En çarpıcı nokta Filistin halkının direnci!
19. yüzyılın başlarından itibaren bu bölgede yaşayan Masafer Yatta halkının evlerini, İsrail ordusunun idman bölgesi olarak kullanmak ve İsrail yerleşkesi kurmak için sistematik bir şekilde yıktığını görüyoruz. Her hafta gelip bir ev yıkan İsrail ordusu, bu evlerde yaşayan ailelere yaşamlarını devam ettirmek için mağaralarda hayatlarını sürdürmekten başka çare bırakmıyor. Sadece evleri değil; tarım alanlarını, kümeslerini, su kaynaklarını, çocukların oyun alanlarını da yıkıyor, arabalarına ve yapı malzemelerine el koyup buna karşı çıkan insanlara da ateş etmekten çekinmiyor. Ancak burada dikkati en çok çeken nokta tüm bu olanlara karşı köy halkının direnci oluyor. Köy halkı direnmekten vazgeçmiyor, yaşlıdan gence dağın bir başında da olsa yürüyüş yapıp protesto ediyor. İsrail ordusu saldırılarıyla bastırmaya çalışsa da her hafta protestolar düzenlenmeye devam ediyor ve Basel, eylemler sırasında çektiği videoları sosyal medyada paylaşarak halkının sesini dünyaya duyurmaya çalışıyor. Filistin halkının direnci burada gerçekten çok çarpıcı bir şekilde karşımıza çıkıyor, belgeselde 6-7 yaşındaki çocukların bile askerlerin karşısında durduklarını görüyoruz. Belgeseli izlerken halkın protesto ettiği anları ya da mağaralarda yaşamak zorunda kalmaları gibi ana akım medyada daha önce görmediğimiz birçok durumu birinci elden izleyebiliyoruz.
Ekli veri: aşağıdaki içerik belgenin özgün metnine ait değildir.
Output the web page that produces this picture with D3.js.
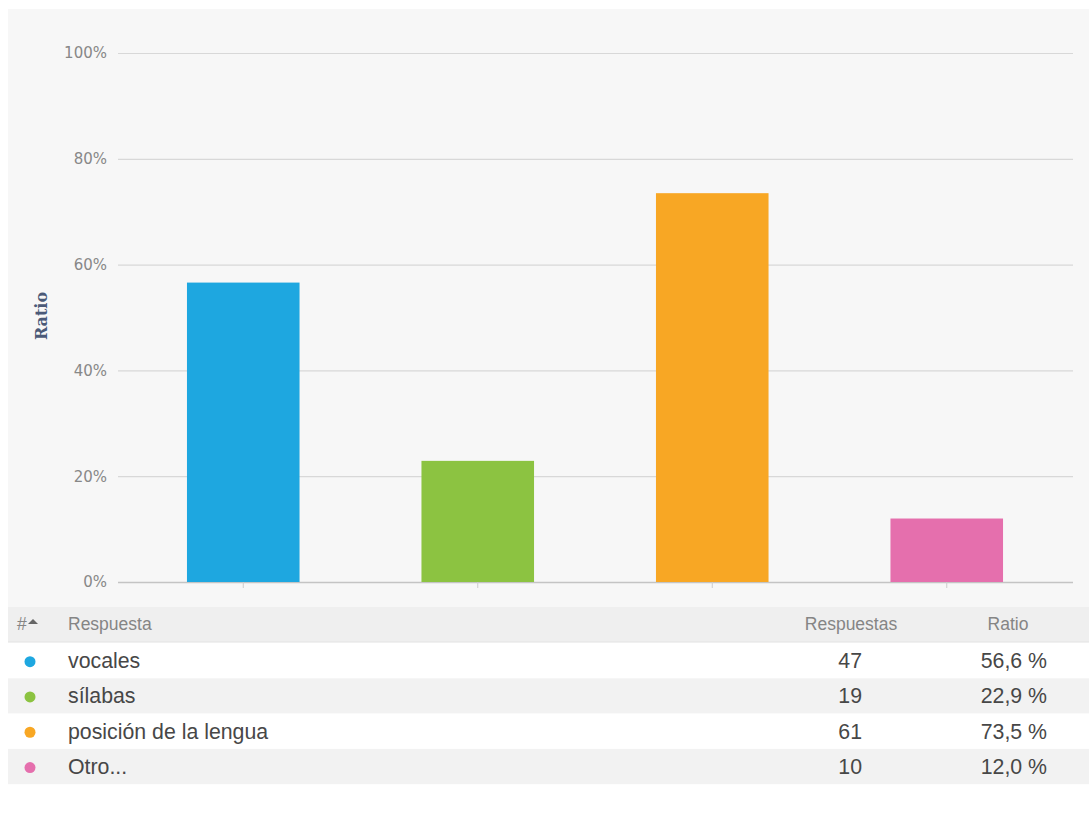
<!DOCTYPE html>
<html>
<head>
<meta charset="utf-8">
<script src="https://cdn.jsdelivr.net/npm/d3@7"></script>
<style>
  body { margin: 0; background: #fff; }
</style>
</head>
<body>
<svg id="chart"></svg>
<script>
const categories = ["vocales", "sílabas", "posición de la lengua", "Otro..."];
const ratios = [56.6, 22.9, 73.5, 12.0];
const counts = [47, 19, 61, 10];
const ratioLabels = ["56,6 %", "22,9 %", "73,5 %", "12,0 %"];
const colors = ["#1ea7e0", "#8cc341", "#f8a724", "#e56fad"];
const yTicks = [0, 20, 40, 60, 80, 100];

const width = 1089, height = 825;
const margin = {top: 53, bottom: 582, left: 118, right: 1073};

const svg = d3.select("#chart").attr("width", width).attr("height", height);

// chart background
svg.append("rect").attr("x", 8).attr("y", 9).attr("width", width - 8).attr("height", 598)
  .attr("fill", "#f7f7f7");

let y = d3.scaleLinear().domain([0, 100]).range([margin.bottom, margin.top]);

let x = d3.scaleBand()
  .domain(categories)
  .range([126, 1064])
  .paddingInner(0.52)
  .paddingOuter(0.26);

// grid + y labels
const yAxis = g => g
  .attr("transform", `translate(${margin.left},0)`)
  .call(d3.axisLeft(y).tickValues(yTicks).tickSize(-(margin.right - margin.left)).tickPadding(11).tickFormat(d => d + "%"))
  .call(g => g.select(".domain").remove())
  .call(g => g.selectAll(".tick line").attr("stroke", d => d === 0 ? "#c4c4c4" : "#d8d8d8").attr("stroke-width", d => d === 0 ? 1.5 : 1.2))
  .call(g => g.selectAll(".tick text").attr("fill", "#888").attr("font-size", 15).attr("font-family", "'DejaVu Sans', sans-serif"));

svg.append("g").call(yAxis);

// x ticks
const xAxis = g => g
  .attr("transform", `translate(0,${margin.bottom})`)
  .call(d3.axisBottom(x).tickSize(6).tickFormat(""))
  .call(g => g.select(".domain").remove())
  .call(g => g.selectAll(".tick line").attr("stroke", "#ccc"));

svg.append("g").call(xAxis);

svg.append("text")
  .attr("transform", `translate(47,316) rotate(-90)`)
  .attr("text-anchor", "middle")
  .attr("font-family", "'DejaVu Serif', serif")
  .attr("font-weight", "bold")
  .attr("font-size", 16)
  .attr("fill", "#4b5a78")
  .text("Ratio");

// bars
svg.selectAll(".bar")
  .data(categories)
  .enter().append("rect")
  .attr("class", "bar")
  .attr("x", d => x(d))
  .attr("y", (d, i) => y(ratios[i]))
  .attr("width", x.bandwidth())
  .attr("height", (d, i) => y(0) - y(ratios[i]))
  .attr("fill", (d, i) => colors[i]);

// table
const rowH = 35.3;
const tableTop = 607;
const font = "'Liberation Sans', Arial, sans-serif";

const header = svg.append("g");
header.append("rect").attr("x", 8).attr("y", tableTop).attr("width", width - 8).attr("height", 35)
  .attr("fill", "#efefef");
header.append("line").attr("x1", 8).attr("x2", width).attr("y1", tableTop + 35).attr("y2", tableTop + 35)
  .attr("stroke", "#e2e2e2");
const hy = tableTop + 23;
header.append("text").attr("x", 17).attr("y", hy).text("#");
header.append("path").attr("d", "M28,624 L33,619 L38,624 Z").attr("fill", "#666");
header.append("text").attr("x", 68).attr("y", hy).text("Respuesta");
header.append("text").attr("x", 851).attr("y", hy).attr("text-anchor", "middle").text("Respuestas");
header.append("text").attr("x", 1008).attr("y", hy).attr("text-anchor", "middle").text("Ratio");
header.selectAll("text").attr("fill", "#858585").attr("font-family", font).attr("font-size", 17.5);

const rows = svg.selectAll(".row")
  .data(categories)
  .enter().append("g")
  .attr("class", "row")
  .attr("transform", (d, i) => `translate(0,${tableTop + 36 + i * rowH})`);

rows.append("rect").attr("x", 8).attr("width", width - 8).attr("height", rowH)
  .attr("fill", (d, i) => i % 2 ? "#f2f2f2" : "#fff");
rows.append("circle").attr("cx", 30).attr("cy", rowH / 2 + 1).attr("r", 5.5)
  .attr("fill", (d, i) => colors[i]);
rows.append("text").attr("x", 68).attr("y", rowH / 2 + 7.5).text(d => d);
rows.append("text").attr("x", 862).attr("y", rowH / 2 + 7.5).attr("text-anchor", "end").text((d, i) => counts[i]);
rows.append("text").attr("x", 1047).attr("y", rowH / 2 + 7.5).attr("text-anchor", "end").text((d, i) => ratioLabels[i]);
rows.selectAll("text").attr("font-family", font).attr("font-size", 21.3).attr("fill", "#474747");
</script>
</body>
</html>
Saldırıların sistematikliğini bu filmle görüyoruz
Belgesel, Ekim 2023’te yeniden körüklenen çatışmalar ile sonlanıyor. Basel’in yaptığı çekimler burada sona eriyor. Filistin’de yaşananlar aslında birçoğumuzun gündemine de 2023 yılında 7 Ekim’de gerçekleştirilen saldırı ile yeniden girdi. O günden bu yana İsrail’in Filistin’e yönelik soykırım politikalarını kilometrelerce uzaktan izliyoruz, sosyal medyada yayınlanan görüntüler ve basına yansıyanlar bize durumun vahşetini gösteriyor. Ancak bu durumun ne denli sistematik olduğunu filmde izleyene kadar bu kadar net görme olanağımız olmamıştı. Filmin 7 Ekim’den bu yana çıkan Filistin’i anlatan ilk yapım olması da bu olanağın sınırlılığını gösteriyor. Biz Filistin’i sosyal medyada görüyoruz ancak bu Filistinlilerin ne yaşadığını anlamamıza yetmiyor, bu film Filistin halkının yaşamının içinden bir bakış sunuyor.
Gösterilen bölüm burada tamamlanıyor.